It reads like a heist book where the heroes are middle-aged academics who've never fired a gun and the prize is civilization's back catalog. Edsel keeps the pace brisk for a 468-page history, cutting between half a dozen Monuments officers scattered across the front, each one a museum director or curator in peacetime, suddenly responsible for locating and protecting Michelangelos and Vermeers in a war zone with no real authority, no weapons, and barely enough gas for their jeeps.
The structural choice to follow six specific men rather than narrate the program abstractly is what makes the book work. You get James Rorimer badgering French officials and American generals alike, George Stout inventing conservation techniques on the fly in bombed-out churches, and a rotating cast of colleagues piecing together, mine by mine and salt tunnel by salt tunnel, where the Nazis had hidden everything they'd taken. The salt mine sequences, deep underground vaults packed floor to ceiling with altarpieces and stolen Rothschild collections, are the book's best set pieces, and Edsel renders the discovery of them with real tension even though the reader already knows, broadly, how the war ends.
What the book does well beyond the adventure is make the stakes concrete. This isn't a vague appeal to preserving culture in the abstract. Edsel is specific about what was actually at risk: named paintings, named churches, the Ghent Altarpiece hidden and nearly destroyed, entire collections that would have simply ceased to exist if a handful of unarmed officers hadn't argued their way past commanders who had, understandably, other priorities. That tension between military necessity and cultural preservation runs through the whole narrative and gives it an argument, not just a chronicle.

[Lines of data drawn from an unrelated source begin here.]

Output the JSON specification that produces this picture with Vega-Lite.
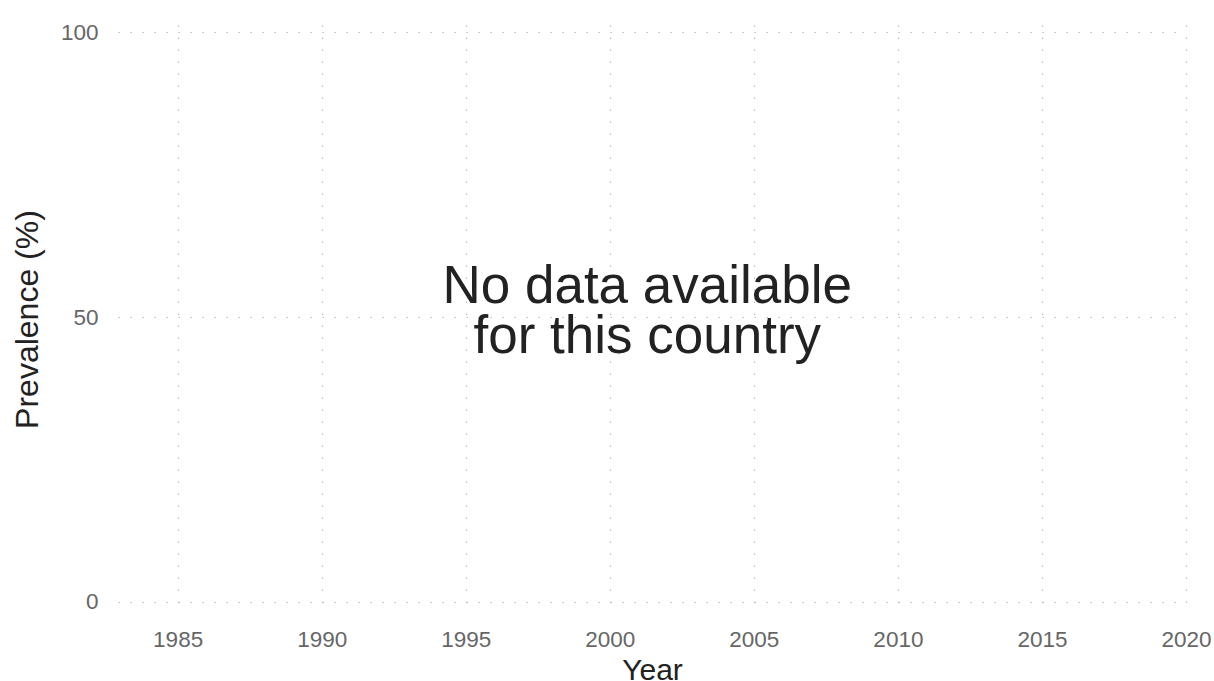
{
  "$schema": "https://vega.github.io/schema/vega-lite/v6.json",
  "width": 1068,
  "height": 588,
  "autosize": {"type": "none"},
  "padding": {"left": 118, "top": 25, "right": 28, "bottom": 68},
  "background": "white",
  "config": {
    "view": {"stroke": null},
    "font": "Liberation Sans",
    "axis": {
      "domain": false,
      "ticks": false,
      "grid": true,
      "gridColor": "#bdbdbd",
      "gridWidth": 1.2,
      "gridDash": [1.5, 10.5],
      "labelFont": "Liberation Sans",
      "titleFont": "Liberation Sans",
      "labelColor": "#666666",
      "titleColor": "#222222",
      "titleFontWeight": "normal",
      "zindex": 1
    }
  },
  "data": {
    "values": [
      {"year": 2001.3, "prevalence": 50, "label": "No data available\n\u2005for this country"}
    ]
  },
  "mark": {
    "type": "text",
    "font": "Liberation Sans",
    "fontSize": 53,
    "lineHeight": 50,
    "lineBreak": "\n",
    "align": "center",
    "baseline": "middle",
    "dy": -30,
    "color": "#222222"
  },
  "encoding": {
    "x": {
      "field": "year",
      "type": "quantitative",
      "scale": {"domain": [1982.93, 2020.0], "nice": false, "zero": false},
      "axis": {
        "title": "Year",
        "values": [1985, 1990, 1995, 2000, 2005, 2010, 2015, 2020],
        "format": "d",
        "labelFontSize": 22.5,
        "labelBaseline": "alphabetic",
        "labelPadding": 33,
        "labelFlush": false,
        "labelOverlap": false,
        "titleFontSize": 30,
        "titleBaseline": "alphabetic",
        "titleY": 66,
        "titleAlign": "center"
      }
    },
    "y": {
      "field": "prevalence",
      "type": "quantitative",
      "scale": {"domain": [-1.93, 101.23], "nice": false, "zero": false},
      "axis": {
        "title": "Prevalence (%)",
        "values": [0, 50, 100],
        "labelFontSize": 22.5,
        "labelPadding": 20,
        "labelBaseline": "middle",
        "labelFlush": false,
        "labelOverlap": false,
        "titleFontSize": 32,
        "titleAngle": 270,
        "titleX": -81,
        "titleY": 294,
        "titleAlign": "center",
        "titleBaseline": "alphabetic"
      }
    },
    "text": {"field": "label", "type": "nominal"}
  }
}
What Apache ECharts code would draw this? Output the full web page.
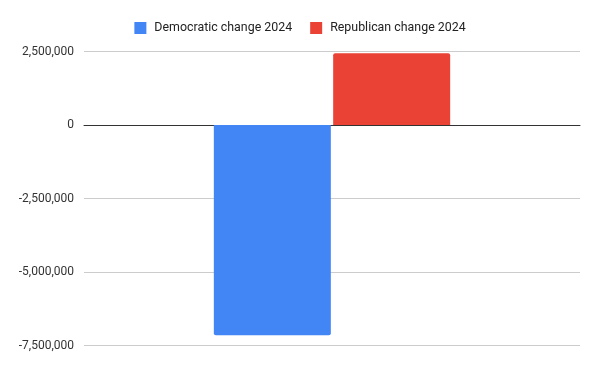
<!DOCTYPE html>
<html>
<head>
<meta charset="utf-8">
<script src="https://cdn.jsdelivr.net/npm/echarts@6/dist/echarts.min.js"></script>
<style>html,body{margin:0;padding:0;background:#fff}#c{width:600px;height:371px}</style>
</head>
<body>
<div id="c"></div>
<script>
const categories = [''];
const democraticChange = [-7150000];
const republicanChange = [2440000];
const yTicks = { min: -7500000, max: 2500000, interval: 2500000 };

const chart = echarts.init(document.getElementById('c'), null, { renderer: 'canvas' });
const fmt = v => (v < 0 ? '-' : '') + Math.abs(v).toString().replace(/\B(?=(\d{3})+(?!\d))/g, ',');
chart.setOption({
  animation: false,
  backgroundColor: '#fff',
  textStyle: { fontFamily: 'Roboto, Arial, sans-serif' },
  legend: {
    top: 17,
    left: 'center',
    itemWidth: 12,
    itemHeight: 12,
    itemGap: 18,
    icon: 'rect',
    textStyle: { fontSize: 12.4, color: '#222', fontFamily: 'Roboto, Arial, sans-serif', padding: [0, 0, 0, 3] },
    data: ['Democratic change 2024', 'Republican change 2024']
  },
  grid: { left: 84, right: 20, top: 51.5, bottom: 25.5, containLabel: false },
  xAxis: {
    type: 'category',
    data: categories,
    axisLine: { show: true, onZero: true, lineStyle: { color: '#333', width: 1 } },
    axisTick: { show: false },
    axisLabel: { show: false },
    splitLine: { show: false }
  },
  yAxis: {
    type: 'value',
    min: yTicks.min,
    max: yTicks.max,
    interval: yTicks.interval,
    axisLine: { show: false },
    axisTick: { show: false },
    axisLabel: { color: '#333', fontSize: 12, margin: 10, formatter: fmt, fontFamily: 'Roboto, Arial, sans-serif' },
    splitLine: { lineStyle: { color: '#ccc', width: 1 } }
  },
  series: [
    {
      name: 'Democratic change 2024',
      type: 'bar',
      data: democraticChange,
      barWidth: 117,
      barGap: '2%',
      itemStyle: { color: '#4285F4', borderRadius: [0, 0, 2, 2] }
    },
    {
      name: 'Republican change 2024',
      type: 'bar',
      data: republicanChange,
      barWidth: 117,
      barGap: '2%',
      itemStyle: { color: '#EA4335', borderRadius: [2, 2, 0, 0] }
    }
  ]
});
</script>
</body>
</html>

The density of names, units, and locations is a real demand on the reader. Six protagonists tracked across a shifting front means some chapters require flipping back to remember who's where and why, and readers who prefer a single throughline may find the structure sprawling in the middle third. It settles once the Allies push into Germany and the mine discoveries start piling up, and the back half moves with real urgency.
Why you should read
- Readers who like WWII history told through a handful of vivid characters
- Anyone curious about art history and wartime looting
- Fans of narrative nonfiction that moves like an adventure
- Readers open to tracking multiple protagonists across a sprawling story
What to expect
- Six parallel storylines following real Monuments officers
- Vivid salt-mine and vault discovery scenes
- A dense cast of names and locations in the middle chapters
- A brisk, cinematic pace for a long history
This is popular history built for readers who want their nonfiction to move like a story, not a lecture, and it earns that comparison honestly rather than through hype. Anyone interested in World War II from an angle other than combat, or in what gets sacrificed and salvaged when a continent burns, will find a genuinely gripping account of people who decided art was worth risking their lives for.